The main function to create virtual ACPI tables is acpi_build that calls basl_compile for each table. basl_compile does the following:

  1. create two temp files: infile and outfile
  2. with output handler, write table contents stream to infile
  3. use iasl tool to assemble infile into outfile
  4. load outfile contents to the required memory offset
static int
basl_compile(struct vmctx *ctx,
        int (*fwrite_section)(FILE *, struct vmctx *),
        uint64_t offset)
{
    struct basl_fio io[2];
    static char iaslbuf[3*MAXPATHLEN + 10];
    int err;

    err = basl_start(&io[0], &io[1]);
    if (!err) {
        err = (*fwrite_section)(io[0].fp, ctx);

        if (!err) {
            /*
             * iasl sends the results of the compilation to
             * stdout. Shut this down by using the shell to
             * redirect stdout to /dev/null, unless the user
             * has requested verbose output for debugging
             * purposes
             */
            if (basl_verbose_iasl)
                snprintf(iaslbuf, sizeof(iaslbuf),
                     "%s -p %s %s",
                     ASL_COMPILER,
                     io[1].f_name, io[0].f_name);
            else
                snprintf(iaslbuf, sizeof(iaslbuf),
                     "/bin/sh -c \"%s -p %s %s\" 1> /dev/null",
                     ASL_COMPILER,
                     io[1].f_name, io[0].f_name);

            err = system(iaslbuf);

            if (!err) {
                /*
                 * Copy the aml output file into guest
                 * memory at the specified location
                 */
                err = basl_load(ctx, io[1].fd, offset);
            } else
                err = -1;
        }
        basl_end(&io[0], &io[1]);
    }

After handling each entry, virtual ACPI tables are present in UOS memory.
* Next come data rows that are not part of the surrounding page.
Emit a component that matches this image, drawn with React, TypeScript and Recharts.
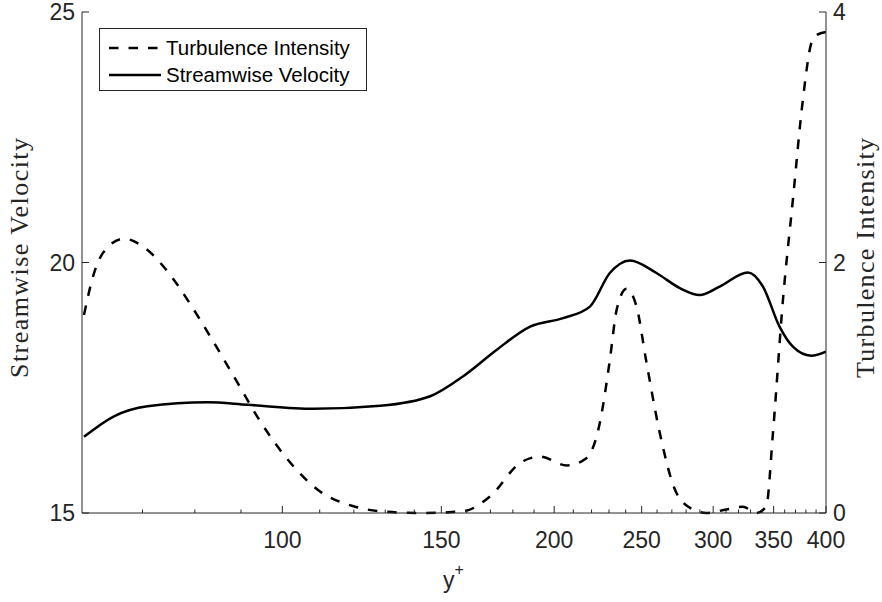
import { ComposedChart, Line, XAxis, YAxis, Legend, Label } from "recharts";

const AXIS = "#262626";
const SANS = "'Liberation Sans', Arial, Helvetica, sans-serif";
const SERIF = "'Liberation Serif', 'Times New Roman', serif";

// y+ positions (log axis)
const xMajor = [100, 150, 200, 250, 300, 350, 400];
const xTicks = [
  70, 80, 90, 100, 110, 120, 130, 140, 150, 160, 170, 180, 190, 200, 210, 220,
  230, 240, 250, 260, 270, 280, 290, 300, 310, 320, 330, 340, 350, 360, 370,
  380, 390, 400,
];
const velocityTicks = [15, 20, 25];
const intensityTicks = [0, 2, 4];
const legendOrder = ["Turbulence Intensity", "Streamwise Velocity"];

// streamwise velocity (left axis)
const velocityX = [
  60.3, 65.1, 70.9, 82.6, 91.5, 108.3, 128.4, 145.8, 158.6, 172.8, 188.1, 204.6,
  219.1, 230.5, 242.6, 259.6, 275.5, 289.9, 305, 327.8, 340.6, 355.3, 367.6,
  385.2, 400,
];
const velocityY = [
  16.52, 16.93, 17.13, 17.21, 17.16, 17.08, 17.14, 17.33, 17.73, 18.26, 18.72,
  18.89, 19.12, 19.79, 20.04, 19.79, 19.49, 19.35, 19.52, 19.8, 19.52, 18.72,
  18.32, 18.14, 18.22,
];

// turbulence intensity (right axis)
const intensityX = [
  60.3, 61.9, 63.5, 66.8, 69.7, 74.6, 79.2, 84, 89.2, 93.8, 101.3, 110.2, 119.9,
  128.4, 142.2, 158.6, 169.9, 183.4, 192.9, 206.5, 217.3, 224.7, 230.5, 234.5,
  240.5, 246.7, 253.1, 261.8, 273.2, 285, 294.9, 310.2, 323.6, 334.9, 343.5,
  349.4, 358.4, 367.6, 377.1, 385.2, 389.4, 400,
];
const intensityY = [
  1.58, 1.92, 2.09, 2.19, 2.14, 1.93, 1.66, 1.36, 1.04, 0.77, 0.43, 0.17, 0.054,
  0.014, 0, 0.014, 0.134, 0.4, 0.45, 0.38, 0.44, 0.72, 1.22, 1.62, 1.79, 1.65,
  1.2, 0.64, 0.16, 0.028, 0, 0.028, 0.05, 0, 0.054, 0.64, 1.7, 2.5, 3.3, 3.75,
  3.81, 3.84,
];

const velocityData = velocityX.map((x, i) => ({ x, y: velocityY[i] }));
const intensityData = intensityX.map((x, i) => ({ x, y: intensityY[i] }));

function BottomTick(props: any) {
  const { x, y, payload } = props;
  const major = xMajor.includes(payload.value);
  return (
    <g>
      <line x1={x} x2={x} y1={y} y2={y - (major ? 7 : 3.5)} stroke={AXIS} />
      {major && (
        <text x={x} y={y + 35} textAnchor="middle" fill={AXIS} fontSize={23} fontFamily={SANS}>
          {payload.value}
        </text>
      )}
    </g>
  );
}

function TopTick(props: any) {
  const { x, y, payload } = props;
  const major = xMajor.includes(payload.value);
  return <line x1={x} x2={x} y1={y} y2={y + (major ? 7 : 3.5)} stroke={AXIS} />;
}

function LeftTick(props: any) {
  const { x, y, payload } = props;
  return (
    <g>
      <line x1={x} x2={x + 7} y1={y} y2={y} stroke={AXIS} />
      <text x={x - 7} y={y} dy="0.36em" textAnchor="end" fill={AXIS} fontSize={23} fontFamily={SANS}>
        {payload.value}
      </text>
    </g>
  );
}

function RightTick(props: any) {
  const { x, y, payload } = props;
  return (
    <g>
      <line x1={x} x2={x - 7} y1={y} y2={y} stroke={AXIS} />
      <text x={x + 7} y={y} dy="0.36em" textAnchor="start" fill={AXIS} fontSize={23} fontFamily={SANS}>
        {payload.value}
      </text>
    </g>
  );
}

function LegendBox({ payload }: any) {
  const items = [...(payload || [])].sort(
    (a: any, b: any) => legendOrder.indexOf(a.value) - legendOrder.indexOf(b.value)
  );
  return (
    <div
      style={{
        width: 268,
        height: 63,
        boxSizing: "border-box",
        border: `1px solid ${AXIS}`,
        background: "#fff",
      }}
    >
      <svg width={266} height={61}>
        {items.map((item: any, i: number) => (
          <g key={item.value}>
            <line
              x1={9}
              x2={61}
              y1={19 + i * 27}
              y2={19 + i * 27}
              stroke="#000"
              strokeWidth={2.5}
              strokeDasharray={item.payload?.strokeDasharray}
            />
            <text x={66} y={19 + i * 27} dy="0.36em" fontSize={20.5} fontFamily={SANS} fill="#000">
              {item.value}
            </text>
          </g>
        ))}
      </svg>
    </div>
  );
}

export default function App() {
  return (
    <div style={{ position: "absolute", left: 0, top: 0, background: "#fff" }}>
      <ComposedChart width={882} height={602} margin={{ top: 12, right: 6, bottom: 29, left: 22 }}>
        <XAxis
          xAxisId="bottom"
          dataKey="x"
          type="number"
          scale="log"
          domain={[60, 400]}
          allowDataOverflow
          ticks={xTicks}
          interval={0}
          tickSize={0}
          tickMargin={0}
          tickLine={false}
          height={60}
          stroke={AXIS}
          tick={<BottomTick />}
        >
          <Label
            content={() => (
              <text x={443} y={588} fill={AXIS} fontSize={23} fontFamily={SANS}>
                y
                <tspan dy={-13} fontSize={16}>
                  +
                </tspan>
              </text>
            )}
          />
        </XAxis>
        <XAxis
          xAxisId="top"
          orientation="top"
          dataKey="x"
          type="number"
          scale="log"
          domain={[60, 400]}
          allowDataOverflow
          ticks={xTicks}
          interval={0}
          tickSize={0}
          tickMargin={0}
          tickLine={false}
          height={0}
          stroke={AXIS}
          tick={<TopTick />}
        />
        <YAxis
          yAxisId="v"
          orientation="left"
          type="number"
          domain={[15, 25]}
          ticks={velocityTicks}
          interval={0}
          tickSize={0}
          tickMargin={0}
          tickLine={false}
          width={60}
          stroke={AXIS}
          tick={<LeftTick />}
        >
          <Label
            content={() => (
              <text
                transform="translate(28,258) rotate(-90)"
                textAnchor="middle"
                fill={AXIS}
                fontSize={26}
                fontFamily={SERIF}
                textLength={240}
                lengthAdjust="spacing"
              >
                Streamwise Velocity
              </text>
            )}
          />
        </YAxis>
        <YAxis
          yAxisId="t"
          orientation="right"
          type="number"
          domain={[0, 4]}
          ticks={intensityTicks}
          interval={0}
          tickSize={0}
          tickMargin={0}
          tickLine={false}
          width={50}
          stroke={AXIS}
          tick={<RightTick />}
        >
          <Label
            content={() => (
              <text
                transform="translate(874,258) rotate(-90)"
                textAnchor="middle"
                fill={AXIS}
                fontSize={26}
                fontFamily={SERIF}
                textLength={240}
                lengthAdjust="spacing"
              >
                Turbulence Intensity
              </text>
            )}
          />
        </YAxis>
        <Legend
          layout="vertical"
          align="center"
          verticalAlign="middle"
          wrapperStyle={{ left: 99, top: 28, width: 268 }}
          content={<LegendBox />}
        />
        <Line
          name="Turbulence Intensity"
          data={intensityData}
          xAxisId="bottom"
          yAxisId="t"
          dataKey="y"
          type="monotone"
          stroke="#000"
          strokeWidth={2.5}
          strokeDasharray="9.5 10"
          dot={false}
          activeDot={false}
          isAnimationActive={false}
        />
        <Line
          name="Streamwise Velocity"
          data={velocityData}
          xAxisId="bottom"
          yAxisId="v"
          dataKey="y"
          type="monotone"
          stroke="#000"
          strokeWidth={2.5}
          dot={false}
          activeDot={false}
          isAnimationActive={false}
        />
      </ComposedChart>
    </div>
  );
}
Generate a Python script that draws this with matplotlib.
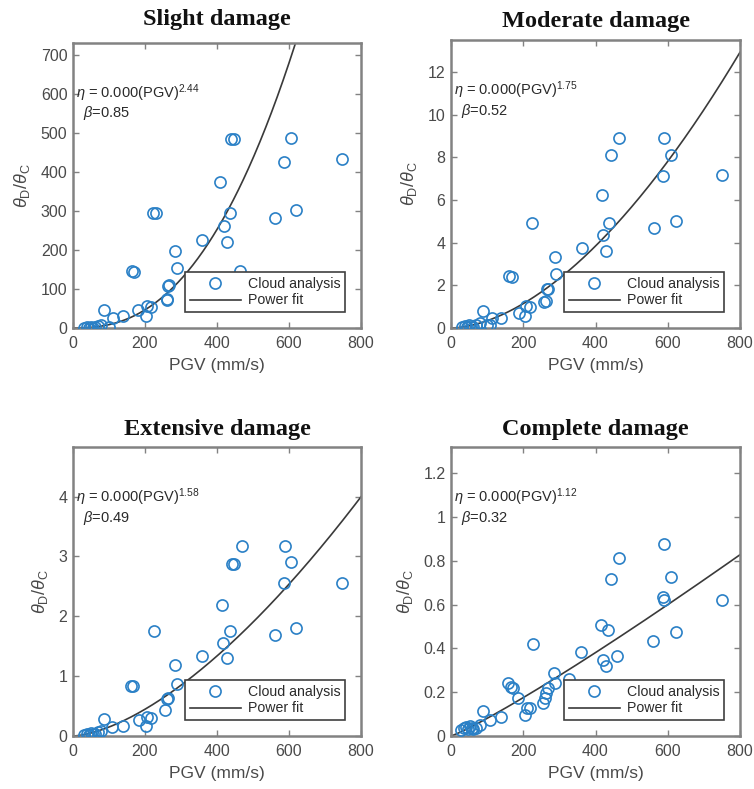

For passthrough dev in UOS, we may need to add some ACPI description in virtual DSDT table. There is one hook (passthrough_write_dsdt) in hw/pci/passthrough.c for this. The following source code, shows calls different functions to add different contents for each vendor and device id:

static void
passthru_write_dsdt(struct pci_vdev *dev)
{
    struct passthru_dev *ptdev = (struct passthru_dev *) dev->arg;
    uint32_t vendor = 0, device = 0;

    vendor = read_config(ptdev->phys_dev, PCIR_VENDOR, 2);

    if (vendor != 0x8086)
        return;

    device = read_config(ptdev->phys_dev, PCIR_DEVICE, 2);

    /* Provides ACPI extra info */
    if (device == 0x5aaa)
        /* XDCI @ 00:15.1 to enable ADB */
        write_dsdt_xhci(dev);
    else if (device == 0x5ab4)
        /* HDAC @ 00:17.0 as codec */
        write_dsdt_hdac(dev);
    else if (device == 0x5a98)
        /* HDAS @ 00:e.0 */
        write_dsdt_hdas(dev);
    else if (device == 0x5aac)
        /* i2c @ 00:16.0 for ipu */
        write_dsdt_ipu_i2c(dev);
    else if (device == 0x5abc)
        /* URT1 @ 00:18.0 for bluetooth*/
        write_dsdt_urt1(dev);

}

For instance, write_dsdt_urt1 provides ACPI contents for Bluetooth UART device when passthroughed to UOS. It provides virtual PCI device/function as _ADR. With other description, it could be used for Bluetooth UART enumeration.

static void
write_dsdt_urt1(struct pci_vdev *dev)
{
    printf("write virt-%x:%x.%x in dsdt for URT1 @ 00:18.0\n",
           dev->bus,
           dev->slot,
           dev->func);
    dsdt_line("Device (URT1)");
    dsdt_line("{");
    dsdt_line("    Name (_ADR, 0x%04X%04X)", dev->slot, dev->func);
    dsdt_line("    Name (_DDN, \"Intel(R) HS-UART Controller #1\")");
    dsdt_line("    Name (_UID, One)");
    dsdt_line("    Name (RBUF, ResourceTemplate ()");
    dsdt_line("    {");
    dsdt_line("    })");
    dsdt_line("    Method (_CRS, 0, NotSerialized)");
    dsdt_line("    {");
    dsdt_line("        Return (RBUF)");
    dsdt_line("    }");
    dsdt_line("}");
}

PM in Device Model

PM module in Device Model emulate the UOS low power state transition.

Each time UOS writes an ACPI control register to initialize low power state transition, the writing operation is trapped to DM as an I/O emulation request by the I/O emulation framework.

To emulate UOS S5 entry, DM will destroy I/O request client, release allocated UOS memory, stop all created threads, destroy UOS VM, and exit DM. To emulate S5 exit, a fresh DM start by VM manager is used.

To emulate UOS S3 entry, DM pauses the UOS VM, stops the UOS watchdog, and waits for a resume signal. When the UOS should exit from S3, DM will get a wakeup signal and reset the UOS VM to emulate the UOS exit from S3.